►
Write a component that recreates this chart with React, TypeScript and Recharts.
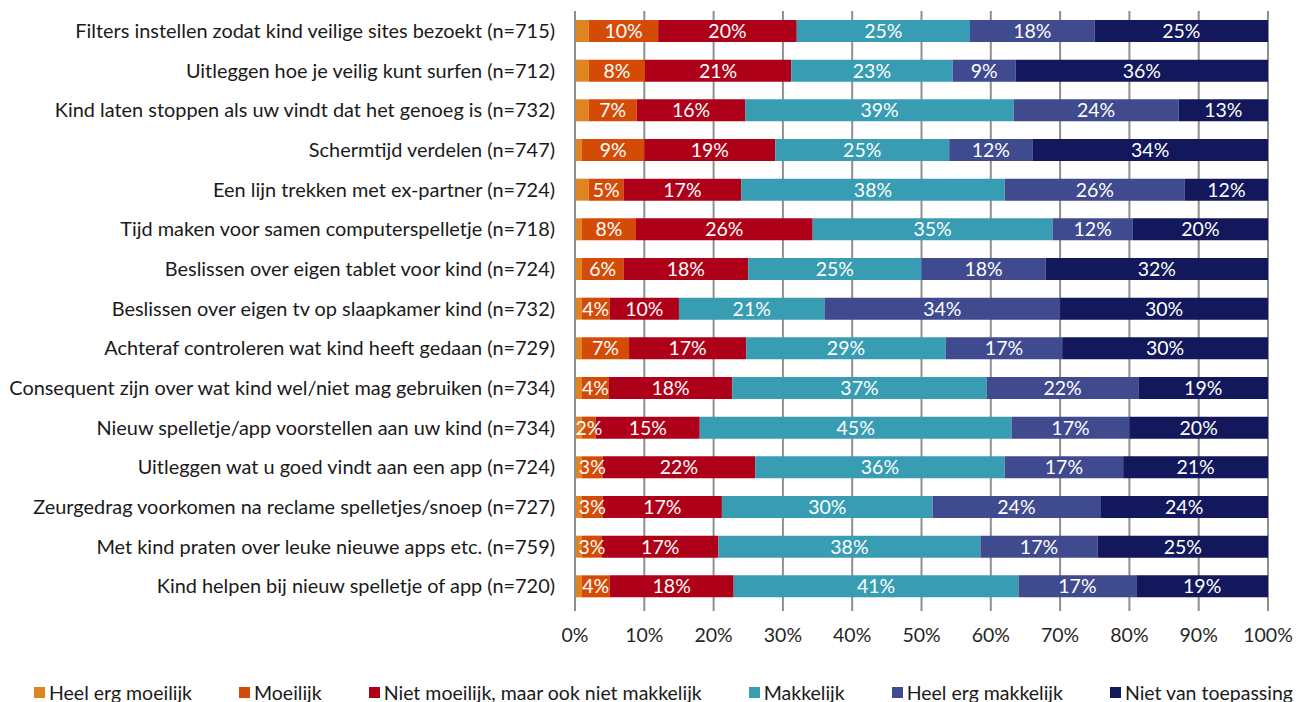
import { BarChart, Bar, XAxis, YAxis, CartesianGrid, LabelList } from "recharts";

const categories = [
  "Filters instellen zodat kind veilige sites bezoekt (n=715)",
  "Uitleggen hoe je veilig kunt surfen (n=712)",
  "Kind laten stoppen als uw vindt dat het genoeg is (n=732)",
  "Schermtijd verdelen (n=747)",
  "Een lijn trekken met ex-partner (n=724)",
  "Tijd maken voor samen computerspelletje (n=718)",
  "Beslissen over eigen tablet voor kind (n=724)",
  "Beslissen over eigen tv op slaapkamer kind (n=732)",
  "Achteraf controleren wat kind heeft gedaan (n=729)",
  "Consequent zijn over wat kind wel/niet mag gebruiken (n=734)",
  "Nieuw spelletje/app voorstellen aan uw kind (n=734)",
  "Uitleggen wat u goed vindt aan een app (n=724)",
  "Zeurgedrag voorkomen na reclame spelletjes/snoep (n=727)",
  "Met kind praten over leuke nieuwe apps etc. (n=759)",
  "Kind helpen bij nieuw spelletje of app (n=720)",
];

const heelErgMoeilijk = [2, 2, 2, 1, 2, 1, 1, 1, 1, 1, 1, 1, 1, 1, 1];
const moeilijk = [10, 8.1, 6.9, 9, 5, 7.8, 6, 4, 6.8, 3.9, 2, 3, 3, 2.9, 4];
const nietMoeilijk = [20, 21.1, 15.7, 18.9, 17, 25.5, 18, 10, 16.9, 17.8, 15, 22, 17.2, 16.8, 17.9];
const makkelijk = [25, 23.3, 38.7, 25.1, 38, 34.6, 25, 21, 28.8, 36.7, 45, 36, 30.4, 37.8, 41.1];
const heelErgMakkelijk = [18, 9.1, 23.8, 12, 26, 11.6, 17.9, 34, 16.8, 21.9, 17, 17.1, 24.2, 16.9, 17];
const nietVanToepassing = [25, 36.4, 12.9, 34, 12, 19.5, 32.1, 30, 29.7, 18.7, 20, 20.9, 24.2, 24.6, 19];

const xTicks = [0, 10, 20, 30, 40, 50, 60, 70, 80, 90, 100];

const series = [
  { key: "Heel erg moeilijk", values: heelErgMoeilijk, color: "#DE8522", label: false },
  { key: "Moeilijk", values: moeilijk, color: "#D44B08", label: true },
  { key: "Niet moeilijk, maar ook niet makkelijk", values: nietMoeilijk, color: "#AE0018", label: true },
  { key: "Makkelijk", values: makkelijk, color: "#389CB3", label: true },
  { key: "Heel erg makkelijk", values: heelErgMakkelijk, color: "#3F4A8F", label: true },
  { key: "Niet van toepassing", values: nietVanToepassing, color: "#12185B", label: true },
];

const FONT = "Lato, 'Open Sans', sans-serif";
const FS = 19.5;

const data = categories.map((name, i) => {
  const row: Record<string, string | number> = { name };
  series.forEach((s) => {
    row[s.key] = s.values[i];
  });
  return row;
});

function pctLabel(v: unknown): string {
  const n = Number(v);
  if (!n || n < 1.5) return "";
  return `${Math.round(n)}%`;
}

function ChartLegend() {
  return (
    <div
      style={{
        position: "absolute",
        left: 0,
        top: 680,
        width: 1307,
        height: 24,
        display: "flex",
        justifyContent: "center",
        alignItems: "center",
        gap: 47,
        paddingLeft: 20,
        boxSizing: "border-box",
        fontFamily: FONT,
        fontSize: FS,
        color: "#1a1a1a",
        whiteSpace: "nowrap",
      }}
    >
      {series.map((s) => (
        <div key={s.key} style={{ display: "flex", alignItems: "center", gap: 4 }}>
          <span style={{ display: "inline-block", width: 11, height: 11, backgroundColor: s.color }} />
          {s.key}
        </div>
      ))}
    </div>
  );
}

export default function App() {
  return (
    <div
      style={{
        position: "absolute",
        left: 0,
        top: 0,
        width: 1307,
        height: 702,
        background: "#fff",
        overflow: "hidden",
      }}
    >
      <BarChart
        width={1307}
        height={702}
        data={data}
        layout="vertical"
        margin={{ top: 11, right: 39, left: 0, bottom: 56 }}
        barSize={22}
      >
        <CartesianGrid horizontal={false} vertical stroke="#8f8f8f" strokeWidth={2} />
        <XAxis
          type="number"
          domain={[0, 100]}
          ticks={xTicks}
          interval={0}
          tickFormatter={(v: number) => `${v}%`}
          axisLine={false}
          tickLine={{ stroke: "#8f8f8f", strokeWidth: 2 }}
          tickSize={5}
          tickMargin={17}
          height={40}
          tick={{ fontSize: FS, fill: "#262626", fontFamily: FONT }}
        />
        <YAxis
          type="category"
          dataKey="name"
          width={575}
          axisLine={{ stroke: "#8f8f8f", strokeWidth: 2 }}
          tickLine={false}
          tickSize={0}
          tickMargin={20}
          interval={0}
          tick={{ fontSize: 19.9, fill: "#1a1a1a", fontFamily: FONT }}
        />
        {series.map((s) => (
          <Bar key={s.key} dataKey={s.key} stackId="a" fill={s.color} isAnimationActive={false}>
            {s.label && (
              <LabelList
                dataKey={s.key}
                position="center"
                formatter={pctLabel}
                fill="#ffffff"
                style={{ fontSize: FS, fontFamily: FONT }}
              />
            )}
          </Bar>
        ))}
      </BarChart>
      <ChartLegend />
    </div>
  );
}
◄
| Written task |
Restate exactly, please, only the lines between the start of the data and the line containing "YAxis, CartesianGrid, LabelList", both ends included, skipping the pictures.

| Exercise answer |
Write a component that recreates this chart with React, TypeScript and Recharts.
import { BarChart, Bar, XAxis, YAxis, CartesianGrid, LabelList } from "recharts";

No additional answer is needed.